In recent years, MFA has also pioneered investigations of factory farms and slaughterhouses using unmanned aerial vehicles. MFA drones have exposed 35 factory farms, and views of the investigative videos have surpassed 22 million.

A 2018 undercover investigation into California's driftnet fishing industry showed dolphins entangled and drowned in driftnets, endangered species killed, and sharks cut apart and stabbed while still alive and conscious. Undercover footage influenced federal legislation aimed at banning driftnets.

===2020s===
A 2020 investigation focusing on the live export industry in Brazil revealed animals being confined in large ships in cramped conditions for weeks on end, often lying in and covered in their own feces. After arriving at their destination in the Middle East, cranes are used to hoist sick and injured animals out by their limbs. At the slaughterhouses, they are often slashed with knives and left to bleed to death, limbs are hacked off and throats stabbed.

In 2023, the organization was given a B+ rating for financial management.

MFA celebrated their 25th anniversary with a gala held on April 20, 2024. They gave several awards out on the night, including one to Beyond Meat and one to Gwenna Hunter, who opened the first vegan foodbank in Los Angeles.
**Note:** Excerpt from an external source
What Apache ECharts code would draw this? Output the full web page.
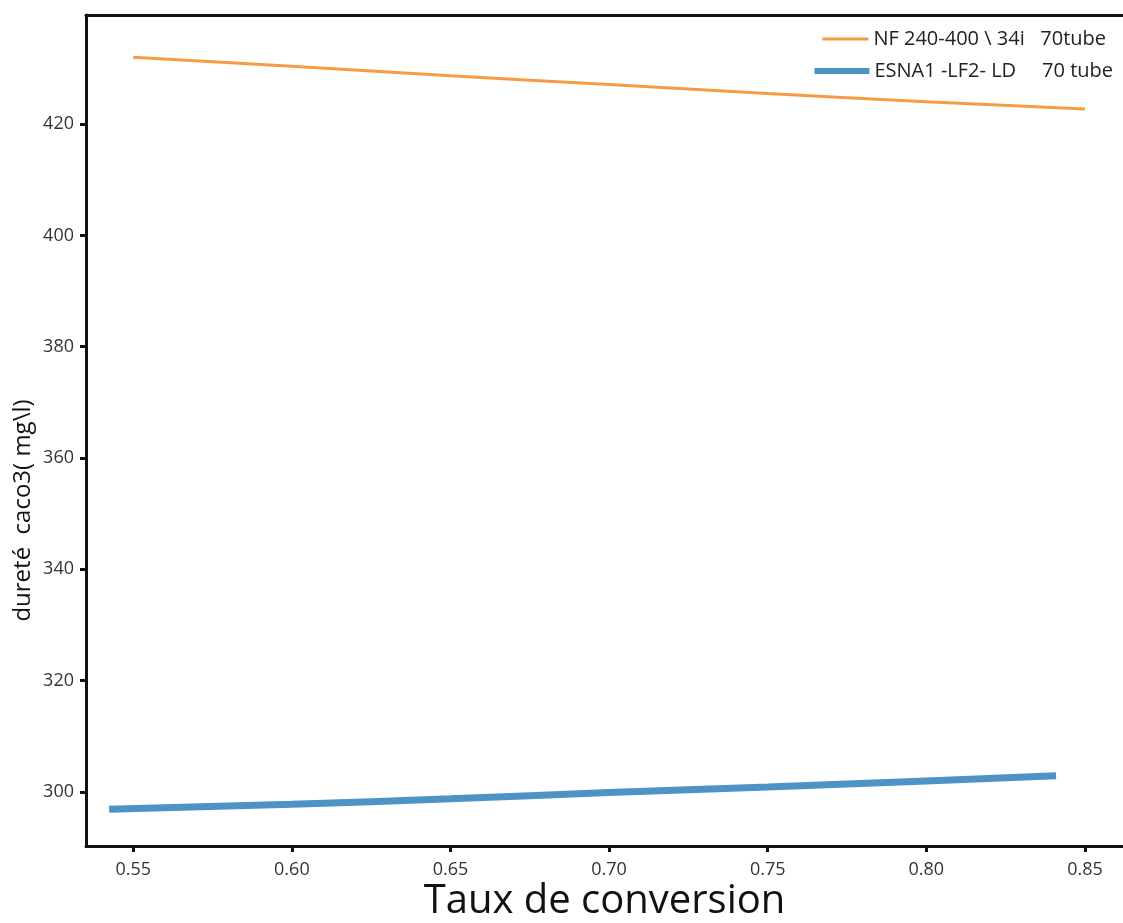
<!DOCTYPE html>
<html>
<head>
<meta charset="utf-8">
<script src="https://cdn.jsdelivr.net/npm/echarts@6/dist/echarts.min.js"></script>
<style>
html,body{margin:0;padding:0;background:#fff;}
#chart{width:1123px;height:923px;}
</style>
</head>
<body>
<div id="chart"></div>
<script>
// Data
const seriesNames = ['NF 240-400 \\ 34i   70tube', 'ESNA1 -LF2- LD     70 tube'];
const nfX = [0.55, 0.60, 0.65, 0.70, 0.75, 0.80, 0.85];
const nfY = [432.0, 430.4, 428.7, 427.1, 425.5, 424.0, 422.7];
const esnaX = [0.5424, 0.60, 0.65, 0.70, 0.75, 0.80, 0.8409];
const esnaY = [296.9, 297.8, 298.8, 299.9, 300.9, 302.0, 302.9];
const xTicks = [0.55, 0.60, 0.65, 0.70, 0.75, 0.80, 0.85];
const yTicks = [300, 320, 340, 360, 380, 400, 420];
const xTitle = 'Taux de conversion';
const yTitle = 'dureté  caco3( mg\\l)';

const font = '"Open Sans", "Noto Sans", sans-serif';
const chart = echarts.init(document.getElementById('chart'), null, {renderer: 'canvas'});
chart.setOption({
  animation: false,
  backgroundColor: '#fff',
  grid: {left: 86, right: 0, top: 15, bottom: 77, show: false, containLabel: false, outerBoundsMode: 'none'},
  legend: [
    {data: [seriesNames[0]], icon: 'rect', right: 12, top: 24, itemWidth: 46, itemHeight: 3, itemGap: 8,
     textStyle: {fontFamily: font, fontSize: 20, color: '#222'}},
    {data: [seriesNames[1]], icon: 'rect', right: 5, top: 56, itemWidth: 55, itemHeight: 6, itemGap: 4,
     textStyle: {fontFamily: font, fontSize: 20, color: '#222'}}
  ],
  xAxis: [{
    type: 'value', min: 0.5351, max: 0.8620,
    name: xTitle, nameLocation: 'middle', nameGap: 36, nameMoveOverlap: false,
    nameTextStyle: {fontFamily: font, fontSize: 40, color: '#111'},
    splitLine: {show: false},
    axisLine: {show: true, lineStyle: {color: '#111', width: 3}},
    axisTick: {show: true, length: 6, lineStyle: {color: '#111', width: 3}, customValues: xTicks},
    axisLabel: {fontFamily: font, fontSize: 18, color: '#333', margin: 15, customValues: xTicks,
      formatter: v => v.toFixed(2)}
  }, {
    type: 'value', position: 'top', min: 0.5351, max: 0.8620,
    splitLine: {show: false},
    axisLine: {show: true, lineStyle: {color: '#111', width: 3}},
    axisTick: {show: false}, axisLabel: {show: false}
  }],
  yAxis: {
    type: 'value', min: 290.3, max: 439.6,
    name: yTitle, nameLocation: 'middle', nameGap: 51, nameMoveOverlap: false,
    nameTextStyle: {fontFamily: font, fontSize: 24, color: '#111', padding: [0, 160, 0, 0]},
    splitLine: {show: false},
    axisLine: {show: true, lineStyle: {color: '#111', width: 3}},
    axisTick: {show: true, length: 6, lineStyle: {color: '#111', width: 3}, customValues: yTicks},
    axisLabel: {fontFamily: font, fontSize: 18, color: '#333', margin: 12, customValues: yTicks}
  },
  series: [
    {name: seriesNames[0], type: 'line', symbol: 'none', smooth: true,
     data: nfX.map((x, i) => [x, nfY[i]]),
     lineStyle: {color: '#f69a45', width: 3}, itemStyle: {color: '#f69a45'}},
    {name: seriesNames[1], type: 'line', symbol: 'none', smooth: true,
     data: esnaX.map((x, i) => [x, esnaY[i]]),
     lineStyle: {color: '#4d93c6', width: 7}, itemStyle: {color: '#4d93c6'}}
  ]
});
</script>
</body>
</html>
In August 2024, the organization helped to secure a commitment on shrimp welfare from UK supermarket chain Tesco.

== Transfarmation ==
In 2019, Leah Garcés founded Transfarmation to support farmers to transition from concentrated animal feeding operations to plant-focused farms. In August 2024, a hog farming family from Iowa transitioning to mushroom farming was featured in the NYT.

In 2024, Garcés published a book on Transfarmation, entitled Transfarmation: the Movement to Free Us from Factory Farming. This was a sequel to her 2019 book, Grilled.